**TASK STATEMENT:** Pictures aside, repeat every entry exactly.

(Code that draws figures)
═══

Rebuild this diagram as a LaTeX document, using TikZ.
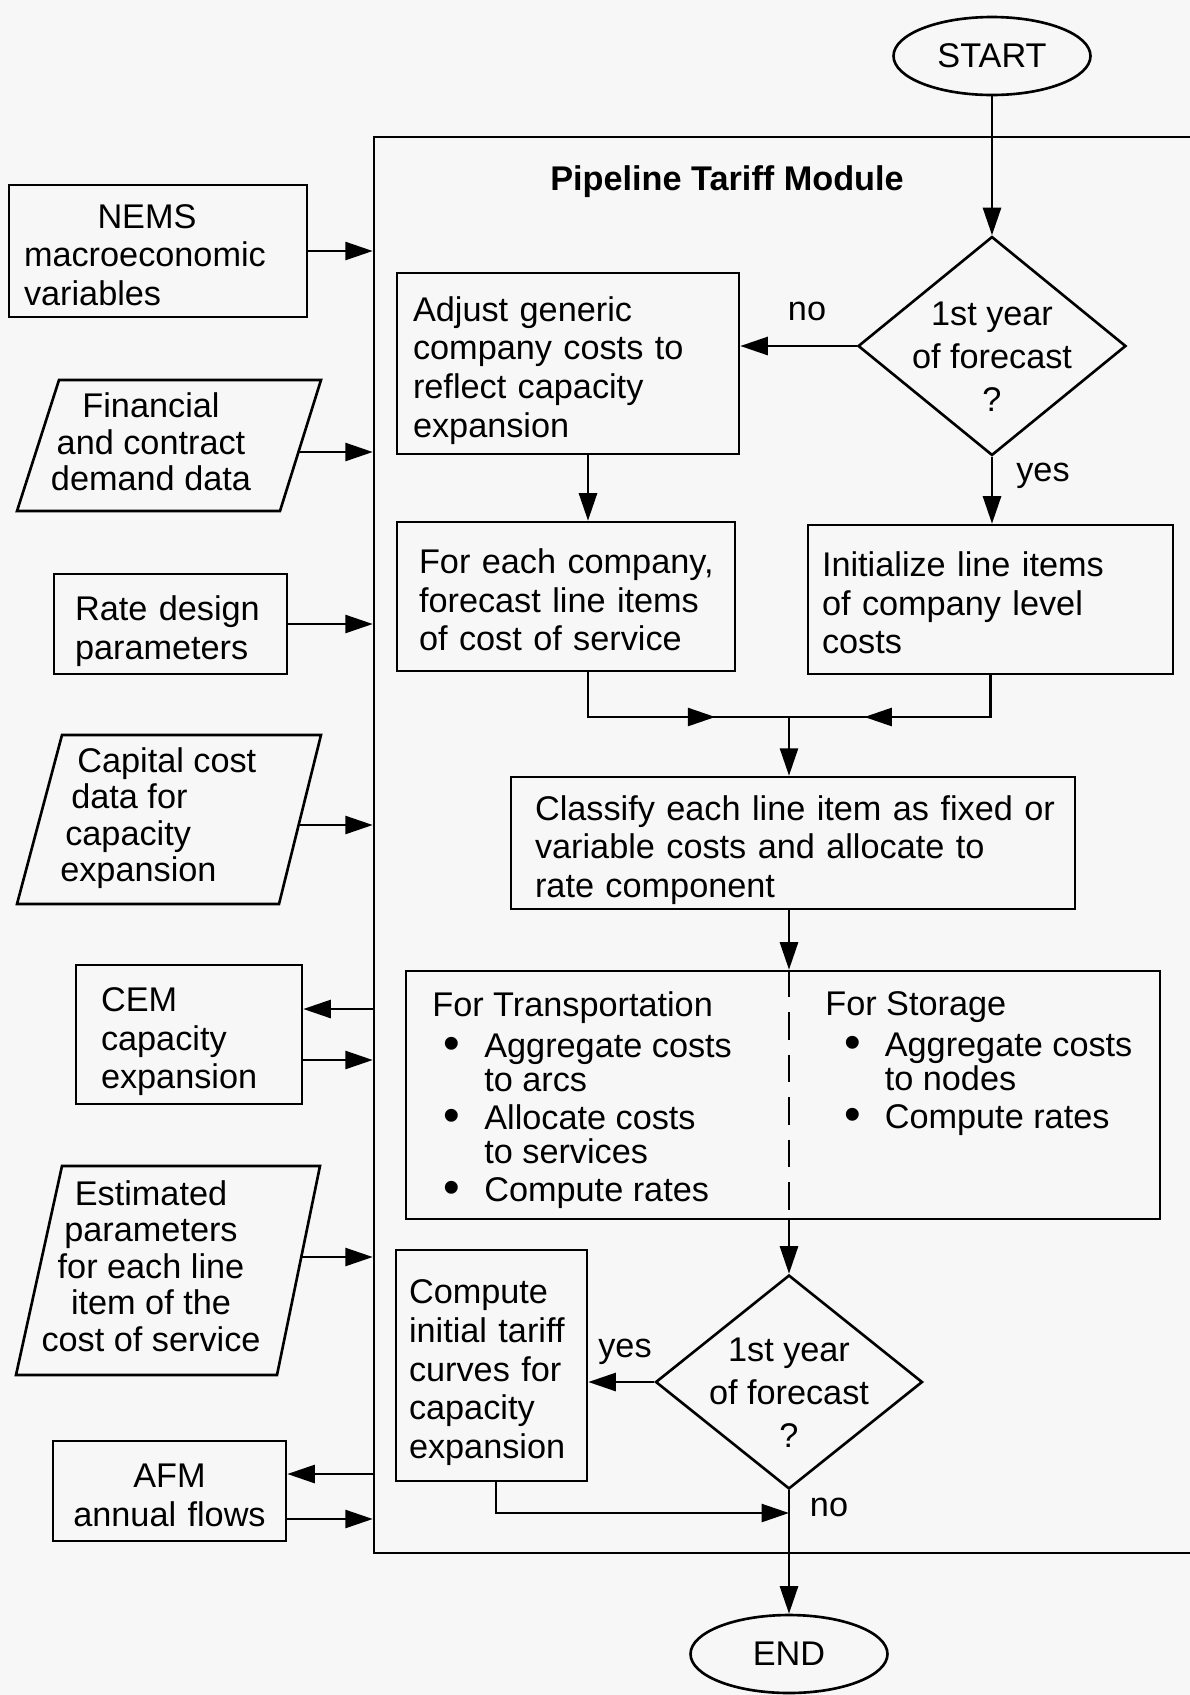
\documentclass[tikz,border=0pt]{standalone}
\usepackage{fontspec}
\setmainfont{Liberation Sans}
\usetikzlibrary{arrows.meta, shapes.geometric, decorations.markings}
\definecolor{paper}{HTML}{F7F7F7}

\newcommand{\bulx}[2]{\makebox[#1][l]{\hspace*{#2}\raisebox{-0.04cm}{\fontsize{27}{27}\selectfont\textbullet}}}
\newcommand{\bul}{\bulx{1.04cm}{0.22cm}}
\newcommand{\ind}{\hspace*{1.04cm}}

\begin{document}
\begin{tikzpicture}[
    x=0.02cm, y=-0.02cm,
    font=\fontsize{19.5}{22}\selectfont,
    line width=1.5pt,
    arr/.style={-{Triangle[length=0.55cm, width=0.36cm]}},
    box/.style={draw, rectangle, align=left, inner ysep=0pt,
        execute at begin node=\rule{0pt}{0.86cm}, execute at end node=\strut},
    ptxt/.style={inner sep=0pt, font=\fontsize{19.5}{20.8}\selectfont},
    qtxt/.style={inner sep=0pt, align=center, font=\fontsize{19.5}{24.5}\selectfont},
    term/.style={draw, ellipse, minimum width=3.94cm, minimum height=1.56cm, inner sep=0pt},
    decision/.style={draw, diamond, minimum width=5.36cm, minimum height=4.38cm, inner sep=0pt},
    lbl/.style={inner sep=0pt},
    midarrow/.style={postaction={decorate}, decoration={markings,
        mark=at position #1 with {\arrow{Triangle[length=0.55cm, width=0.36cm]}}}}
]
\fill[paper] (0,0) rectangle (1190,1695);
\useasboundingbox (0,0) rectangle (1190,1695);

% module frame (runs off the right edge)
\node[draw, minimum width=16.8cm, minimum height=28.32cm, inner sep=0pt] (module) at (794,845) {};
\node[lbl, font=\fontsize{19.5}{22}\selectfont\bfseries] (title) at (727,182) {Pipeline Tariff Module};

% inputs on the left
\node[box, minimum height=2.64cm, text width=5.36cm, inner xsep=0.3cm] (nems) at (158,251)
    {\hspace*{1.47cm}NEMS\\macroeconomic\\variables};

\draw (59,380) -- (321,380) -- (280,511) -- (17,511) -- cycle;
\node[ptxt, align=center] (fin) at (151,442) {Financial\\and contract\\demand data};
\coordinate (fin-out) at (299,452);

\node[box, minimum height=2.0cm, text width=3.82cm, inner xsep=0.42cm] (rate) at (170.5,624)
    {Rate~design\\parameters};

\draw (62,735) -- (321,735) -- (279,904) -- (17,904) -- cycle;
\node[ptxt, align=left, anchor=west] (cap) at (59,818)
    {\hspace*{0.34cm}Capital cost\\\hspace*{0.22cm}data for\\\hspace*{0.1cm}capacity\\expansion};
\coordinate (cap-out) at (299,825);

\node[box, minimum height=2.78cm, text width=3.52cm, inner xsep=0.5cm] (cem) at (189,1034.5)
    {CEM\\capacity\\expansion};
\coordinate (cem-in) at ([yshift=0.51cm]cem.east);
\coordinate (cem-out) at ([yshift=-0.51cm]cem.east);

\draw (62,1166) -- (320,1166) -- (277,1375) -- (16,1375) -- cycle;
\node[ptxt, align=center] (est) at (151,1266)
    {Estimated\\parameters\\for each line\\item of the\\cost of service};
\coordinate (est-out) at (301,1257);

\node[box, align=center, minimum height=2.0cm, text width=4.26cm, inner xsep=0.2cm] (afm) at (169.5,1491)
    {AFM\\annual flows};
\coordinate (afm-in) at ([yshift=0.34cm]afm.east);
\coordinate (afm-out) at ([yshift=-0.56cm]afm.east);

\draw[arr] (nems.east) -- (nems.east -| module.west);
\draw[arr] (fin-out) -- (fin-out -| module.west);
\draw[arr] (rate.east) -- (rate.east -| module.west);
\draw[arr] (cap-out) -- (cap-out -| module.west);
\draw[arr] (cem-in -| module.west) -- (cem-in);
\draw[arr] (cem-out) -- (cem-out -| module.west);
\draw[arr] (est-out) -- (est-out -| module.west);
\draw[arr] (afm-in -| module.west) -- (afm-in);
\draw[arr] (afm-out) -- (afm-out -| module.west);

% main flow
\node[term] (start) at (992,56) {START};
\node[decision] (q1) at (992,346) {};
\node[qtxt] (q1txt) at (992,357) {1st year\\of forecast\\?};

\node[box, minimum height=3.62cm, text width=6.2cm, inner xsep=0.32cm] (adjust) at (568,363.5)
    {Adjust generic\\company costs to\\reflect capacity\\expansion};
\node[box, minimum height=2.98cm, text width=5.88cm, inner xsep=0.44cm] (foreach) at (566,596.5)
    {\mbox{For each company,}\\\mbox{forecast line items}\\\mbox{of cost of service}};
\node[box, minimum height=2.98cm, text width=6.74cm, inner xsep=0.28cm] (init) at (990.5,599.5)
    {Initialize line items\\of company level\\costs};
\node[box, minimum height=2.6cm, text width=10.32cm, inner xsep=0.48cm] (classify) at (793,843)
    {\mbox{Classify each line item as fixed or}\\variable costs and allocate to\\rate component};

\node[draw, minimum width=15.08cm, minimum height=4.96cm, inner sep=0pt] (forbox) at (783,1095) {};
\node[ptxt, anchor=north west, align=left, font=\fontsize{19.5}{19.4}\selectfont] (trans) at (431,990)
    {For Transportation\\[0.14cm]\bul Aggregate costs\\\ind to arcs\\[0.08cm]\bul Allocate costs\\\ind to services\\[0.08cm]\bul Compute rates};
\node[ptxt, anchor=north west, align=left, font=\fontsize{19.5}{19.4}\selectfont] (stor) at (824,990)
    {For Storage\\[0.14cm]\bulx{1.19cm}{0.38cm}Aggregate costs\\\hspace*{1.19cm}to nodes\\[0.08cm]\bulx{1.19cm}{0.38cm}Compute rates};

\node[decision, minimum width=5.34cm, minimum height=4.28cm] (q2) at (789,1382) {};
\node[qtxt] (q2txt) at (789,1393) {1st year\\of forecast\\?};
\node[box, minimum height=4.62cm, text width=3.3cm, inner xsep=0.26cm] (compute) at (491.5,1365.5)
    {Compute\\\mbox{initial tariff}\\\mbox{curves for}\\capacity\\expansion};
\node[term] (endnode) at (789,1654) {END};

\coordinate (a1) at ([xshift=0.4cm]adjust.south);
\coordinate (merge) at (789,717);
\coordinate (join) at (789,1513);

\draw[arr] (start.south) -- (q1.north);
\draw[arr] (q1.west) -- (q1.west -| adjust.east);
\node[lbl] (no1) at (807,311) {no};
\draw[arr] (q1.south) -- (q1.south |- init.north);
\node[lbl] (yes1) at (1043,476) {yes};
\draw[arr] (a1) -- (a1 |- foreach.north);

\draw[midarrow=0.7] (a1 |- foreach.south) |- (merge);
\draw[midarrow=0.69] (init.south) |- (merge);
\draw[arr] (merge) -- (merge |- classify.north);
\draw[arr] (merge |- classify.south) -- (merge |- forbox.north);
\draw[line width=1.2pt, dash pattern=on 0.55cm off 0.3cm] (merge |- forbox.north) -- (merge |- forbox.south);
\draw[arr] (merge |- forbox.south) -- (q2.north);

\draw[arr] (q2.west) -- (q2.west -| compute.east);
\node[lbl] (yes2) at (625,1352) {yes};
\draw[arr] ([xshift=0.09cm]compute.south) |- (join);
\draw[arr] (q2.south) -- (endnode.north);
\node[lbl] (no2) at (829,1507) {no};
\end{tikzpicture}
\end{document}
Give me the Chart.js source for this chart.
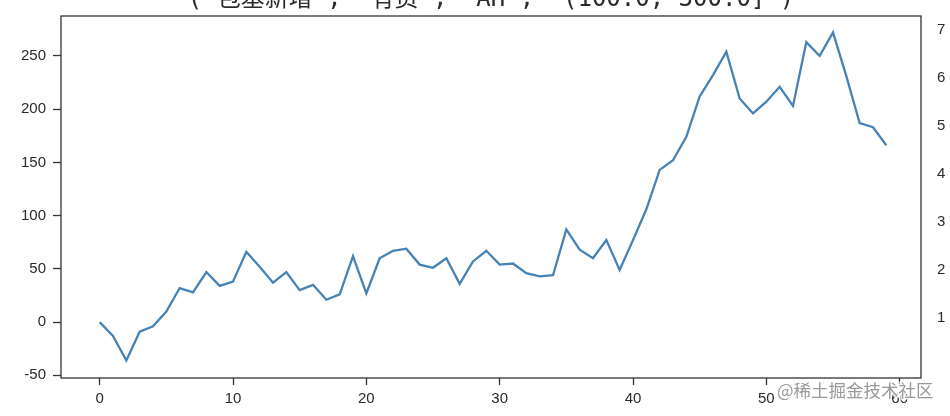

═══

**COMPLETED TASK:**
Rebuild this diagram as a LaTeX document, using TikZ.
\documentclass[tikz,border=0pt]{standalone}
\usepackage{fontspec}
\setmainfont{Liberation Sans}
\usetikzlibrary{arrows.meta, shapes.geometric, decorations.markings}
\definecolor{paper}{HTML}{F7F7F7}

\newcommand{\bulx}[2]{\makebox[#1][l]{\hspace*{#2}\raisebox{-0.04cm}{\fontsize{27}{27}\selectfont\textbullet}}}
\newcommand{\bul}{\bulx{1.04cm}{0.22cm}}
\newcommand{\ind}{\hspace*{1.04cm}}

\begin{document}
\begin{tikzpicture}[
    x=0.02cm, y=-0.02cm,
    font=\fontsize{19.5}{22}\selectfont,
    line width=1.5pt,
    arr/.style={-{Triangle[length=0.55cm, width=0.36cm]}},
    box/.style={draw, rectangle, align=left, inner ysep=0pt,
        execute at begin node=\rule{0pt}{0.86cm}, execute at end node=\strut},
    ptxt/.style={inner sep=0pt, font=\fontsize{19.5}{20.8}\selectfont},
    qtxt/.style={inner sep=0pt, align=center, font=\fontsize{19.5}{24.5}\selectfont},
    term/.style={draw, ellipse, minimum width=3.94cm, minimum height=1.56cm, inner sep=0pt},
    decision/.style={draw, diamond, minimum width=5.36cm, minimum height=4.38cm, inner sep=0pt},
    lbl/.style={inner sep=0pt},
    midarrow/.style={postaction={decorate}, decoration={markings,
        mark=at position #1 with {\arrow{Triangle[length=0.55cm, width=0.36cm]}}}}
]
\fill[paper] (0,0) rectangle (1190,1695);
\useasboundingbox (0,0) rectangle (1190,1695);

% module frame (runs off the right edge)
\node[draw, minimum width=16.8cm, minimum height=28.32cm, inner sep=0pt] (module) at (794,845) {};
\node[lbl, font=\fontsize{19.5}{22}\selectfont\bfseries] (title) at (727,182) {Pipeline Tariff Module};

% inputs on the left
\node[box, minimum height=2.64cm, text width=5.36cm, inner xsep=0.3cm] (nems) at (158,251)
    {\hspace*{1.47cm}NEMS\\macroeconomic\\variables};

\draw (59,380) -- (321,380) -- (280,511) -- (17,511) -- cycle;
\node[ptxt, align=center] (fin) at (151,442) {Financial\\and contract\\demand data};
\coordinate (fin-out) at (299,452);

\node[box, minimum height=2.0cm, text width=3.82cm, inner xsep=0.42cm] (rate) at (170.5,624)
    {Rate~design\\parameters};

\draw (62,735) -- (321,735) -- (279,904) -- (17,904) -- cycle;
\node[ptxt, align=left, anchor=west] (cap) at (59,818)
    {\hspace*{0.34cm}Capital cost\\\hspace*{0.22cm}data for\\\hspace*{0.1cm}capacity\\expansion};
\coordinate (cap-out) at (299,825);

\node[box, minimum height=2.78cm, text width=3.52cm, inner xsep=0.5cm] (cem) at (189,1034.5)
    {CEM\\capacity\\expansion};
\coordinate (cem-in) at ([yshift=0.51cm]cem.east);
\coordinate (cem-out) at ([yshift=-0.51cm]cem.east);

\draw (62,1166) -- (320,1166) -- (277,1375) -- (16,1375) -- cycle;
\node[ptxt, align=center] (est) at (151,1266)
    {Estimated\\parameters\\for each line\\item of the\\cost of service};
\coordinate (est-out) at (301,1257);

\node[box, align=center, minimum height=2.0cm, text width=4.26cm, inner xsep=0.2cm] (afm) at (169.5,1491)
    {AFM\\annual flows};
\coordinate (afm-in) at ([yshift=0.34cm]afm.east);
\coordinate (afm-out) at ([yshift=-0.56cm]afm.east);

\draw[arr] (nems.east) -- (nems.east -| module.west);
\draw[arr] (fin-out) -- (fin-out -| module.west);
\draw[arr] (rate.east) -- (rate.east -| module.west);
\draw[arr] (cap-out) -- (cap-out -| module.west);
\draw[arr] (cem-in -| module.west) -- (cem-in);
\draw[arr] (cem-out) -- (cem-out -| module.west);
\draw[arr] (est-out) -- (est-out -| module.west);
\draw[arr] (afm-in -| module.west) -- (afm-in);
\draw[arr] (afm-out) -- (afm-out -| module.west);

% main flow
\node[term] (start) at (992,56) {START};
\node[decision] (q1) at (992,346) {};
\node[qtxt] (q1txt) at (992,357) {1st year\\of forecast\\?};

\node[box, minimum height=3.62cm, text width=6.2cm, inner xsep=0.32cm] (adjust) at (568,363.5)
    {Adjust generic\\company costs to\\reflect capacity\\expansion};
\node[box, minimum height=2.98cm, text width=5.88cm, inner xsep=0.44cm] (foreach) at (566,596.5)
    {\mbox{For each company,}\\\mbox{forecast line items}\\\mbox{of cost of service}};
\node[box, minimum height=2.98cm, text width=6.74cm, inner xsep=0.28cm] (init) at (990.5,599.5)
    {Initialize line items\\of company level\\costs};
\node[box, minimum height=2.6cm, text width=10.32cm, inner xsep=0.48cm] (classify) at (793,843)
    {\mbox{Classify each line item as fixed or}\\variable costs and allocate to\\rate component};

\node[draw, minimum width=15.08cm, minimum height=4.96cm, inner sep=0pt] (forbox) at (783,1095) {};
\node[ptxt, anchor=north west, align=left, font=\fontsize{19.5}{19.4}\selectfont] (trans) at (431,990)
    {For Transportation\\[0.14cm]\bul Aggregate costs\\\ind to arcs\\[0.08cm]\bul Allocate costs\\\ind to services\\[0.08cm]\bul Compute rates};
\node[ptxt, anchor=north west, align=left, font=\fontsize{19.5}{19.4}\selectfont] (stor) at (824,990)
    {For Storage\\[0.14cm]\bulx{1.19cm}{0.38cm}Aggregate costs\\\hspace*{1.19cm}to nodes\\[0.08cm]\bulx{1.19cm}{0.38cm}Compute rates};

\node[decision, minimum width=5.34cm, minimum height=4.28cm] (q2) at (789,1382) {};
\node[qtxt] (q2txt) at (789,1393) {1st year\\of forecast\\?};
\node[box, minimum height=4.62cm, text width=3.3cm, inner xsep=0.26cm] (compute) at (491.5,1365.5)
    {Compute\\\mbox{initial tariff}\\\mbox{curves for}\\capacity\\expansion};
\node[term] (endnode) at (789,1654) {END};

\coordinate (a1) at ([xshift=0.4cm]adjust.south);
\coordinate (merge) at (789,717);
\coordinate (join) at (789,1513);

\draw[arr] (start.south) -- (q1.north);
\draw[arr] (q1.west) -- (q1.west -| adjust.east);
\node[lbl] (no1) at (807,311) {no};
\draw[arr] (q1.south) -- (q1.south |- init.north);
\node[lbl] (yes1) at (1043,476) {yes};
\draw[arr] (a1) -- (a1 |- foreach.north);

\draw[midarrow=0.7] (a1 |- foreach.south) |- (merge);
\draw[midarrow=0.69] (init.south) |- (merge);
\draw[arr] (merge) -- (merge |- classify.north);
\draw[arr] (merge |- classify.south) -- (merge |- forbox.north);
\draw[line width=1.2pt, dash pattern=on 0.55cm off 0.3cm] (merge |- forbox.north) -- (merge |- forbox.south);
\draw[arr] (merge |- forbox.south) -- (q2.north);

\draw[arr] (q2.west) -- (q2.west -| compute.east);
\node[lbl] (yes2) at (625,1352) {yes};
\draw[arr] ([xshift=0.09cm]compute.south) |- (join);
\draw[arr] (q2.south) -- (endnode.north);
\node[lbl] (no2) at (829,1507) {no};
\end{tikzpicture}
\end{document}
Give me the Chart.js source for this chart.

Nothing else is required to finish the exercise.